▸ Written request
Restate, exactly and without pictures, the lines from the start of the listing below through the line holding "const fmt = (v: number)".

--------

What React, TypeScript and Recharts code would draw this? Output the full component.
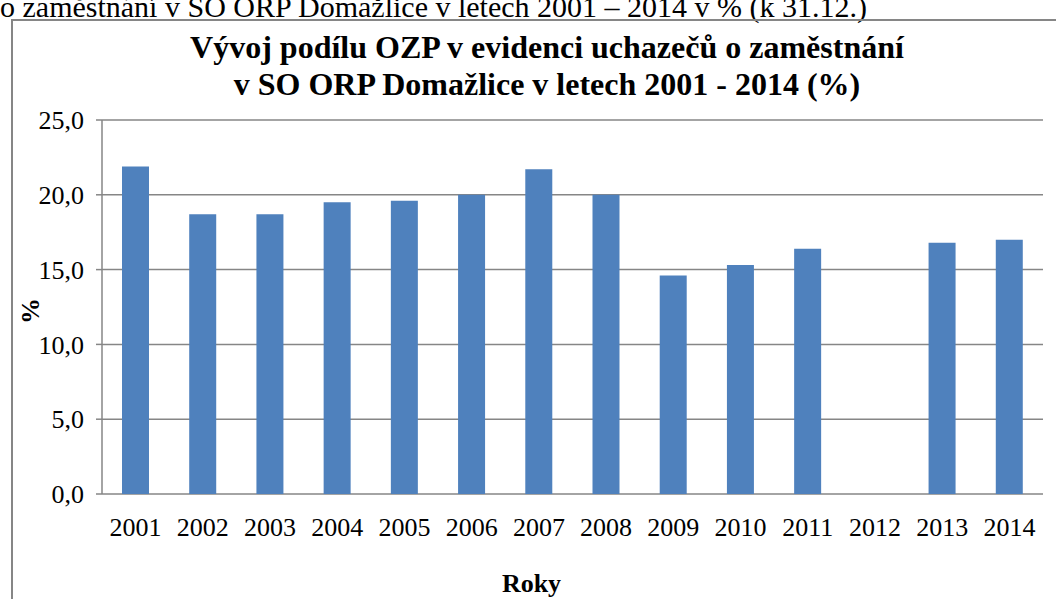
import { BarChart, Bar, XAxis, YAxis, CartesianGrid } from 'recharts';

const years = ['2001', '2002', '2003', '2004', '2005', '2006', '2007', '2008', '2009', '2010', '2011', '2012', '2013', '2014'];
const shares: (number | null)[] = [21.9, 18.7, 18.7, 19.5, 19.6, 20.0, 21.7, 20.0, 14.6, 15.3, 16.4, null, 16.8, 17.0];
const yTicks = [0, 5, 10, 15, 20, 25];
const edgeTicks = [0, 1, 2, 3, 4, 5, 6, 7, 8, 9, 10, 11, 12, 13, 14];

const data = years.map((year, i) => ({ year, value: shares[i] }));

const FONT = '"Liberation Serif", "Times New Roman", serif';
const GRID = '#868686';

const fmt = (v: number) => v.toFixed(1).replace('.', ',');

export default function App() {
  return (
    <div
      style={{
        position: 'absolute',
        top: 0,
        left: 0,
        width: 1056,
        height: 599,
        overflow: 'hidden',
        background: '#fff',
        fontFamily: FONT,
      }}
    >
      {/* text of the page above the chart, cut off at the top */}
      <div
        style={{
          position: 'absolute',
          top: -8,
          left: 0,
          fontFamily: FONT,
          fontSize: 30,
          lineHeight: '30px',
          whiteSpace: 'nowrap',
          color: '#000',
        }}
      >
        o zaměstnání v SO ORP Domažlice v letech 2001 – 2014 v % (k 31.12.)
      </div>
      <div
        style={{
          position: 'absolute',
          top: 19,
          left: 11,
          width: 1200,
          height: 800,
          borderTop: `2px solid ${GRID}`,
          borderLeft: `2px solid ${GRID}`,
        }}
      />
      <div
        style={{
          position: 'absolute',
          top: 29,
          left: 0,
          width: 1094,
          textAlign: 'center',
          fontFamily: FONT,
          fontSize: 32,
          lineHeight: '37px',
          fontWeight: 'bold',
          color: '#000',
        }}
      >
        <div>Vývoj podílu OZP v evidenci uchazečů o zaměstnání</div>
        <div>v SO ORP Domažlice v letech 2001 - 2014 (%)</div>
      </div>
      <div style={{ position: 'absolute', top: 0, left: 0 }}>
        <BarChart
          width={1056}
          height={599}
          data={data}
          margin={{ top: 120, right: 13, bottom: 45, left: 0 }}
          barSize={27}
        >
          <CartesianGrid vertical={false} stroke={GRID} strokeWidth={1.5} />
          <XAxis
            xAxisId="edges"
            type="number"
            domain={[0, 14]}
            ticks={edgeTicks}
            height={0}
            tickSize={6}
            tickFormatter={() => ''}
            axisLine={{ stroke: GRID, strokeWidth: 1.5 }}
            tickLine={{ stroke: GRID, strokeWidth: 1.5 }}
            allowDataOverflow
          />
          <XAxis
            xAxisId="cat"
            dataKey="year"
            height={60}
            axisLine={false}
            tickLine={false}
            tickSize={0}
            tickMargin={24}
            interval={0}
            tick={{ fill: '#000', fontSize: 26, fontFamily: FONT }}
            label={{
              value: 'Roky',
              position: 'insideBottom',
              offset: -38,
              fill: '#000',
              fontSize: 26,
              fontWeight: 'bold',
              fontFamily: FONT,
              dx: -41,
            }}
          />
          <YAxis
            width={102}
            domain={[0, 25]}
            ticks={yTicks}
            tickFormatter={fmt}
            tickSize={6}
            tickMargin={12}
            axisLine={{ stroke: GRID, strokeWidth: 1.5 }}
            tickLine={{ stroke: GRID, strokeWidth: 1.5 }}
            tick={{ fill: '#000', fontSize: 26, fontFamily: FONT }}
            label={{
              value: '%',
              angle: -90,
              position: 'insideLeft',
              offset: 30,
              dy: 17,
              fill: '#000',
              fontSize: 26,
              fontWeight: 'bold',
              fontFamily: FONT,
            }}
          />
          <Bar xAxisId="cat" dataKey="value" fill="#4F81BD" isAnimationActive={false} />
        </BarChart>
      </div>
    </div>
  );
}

--------

▸ The completed task
What React, TypeScript and Recharts code would draw this? Output the full component.
import { BarChart, Bar, XAxis, YAxis, CartesianGrid } from 'recharts';

const years = ['2001', '2002', '2003', '2004', '2005', '2006', '2007', '2008', '2009', '2010', '2011', '2012', '2013', '2014'];
const shares: (number | null)[] = [21.9, 18.7, 18.7, 19.5, 19.6, 20.0, 21.7, 20.0, 14.6, 15.3, 16.4, null, 16.8, 17.0];
const yTicks = [0, 5, 10, 15, 20, 25];
const edgeTicks = [0, 1, 2, 3, 4, 5, 6, 7, 8, 9, 10, 11, 12, 13, 14];

const data = years.map((year, i) => ({ year, value: shares[i] }));

const FONT = '"Liberation Serif", "Times New Roman", serif';
const GRID = '#868686';

const fmt = (v: number) => v.toFixed(1).replace('.', ',');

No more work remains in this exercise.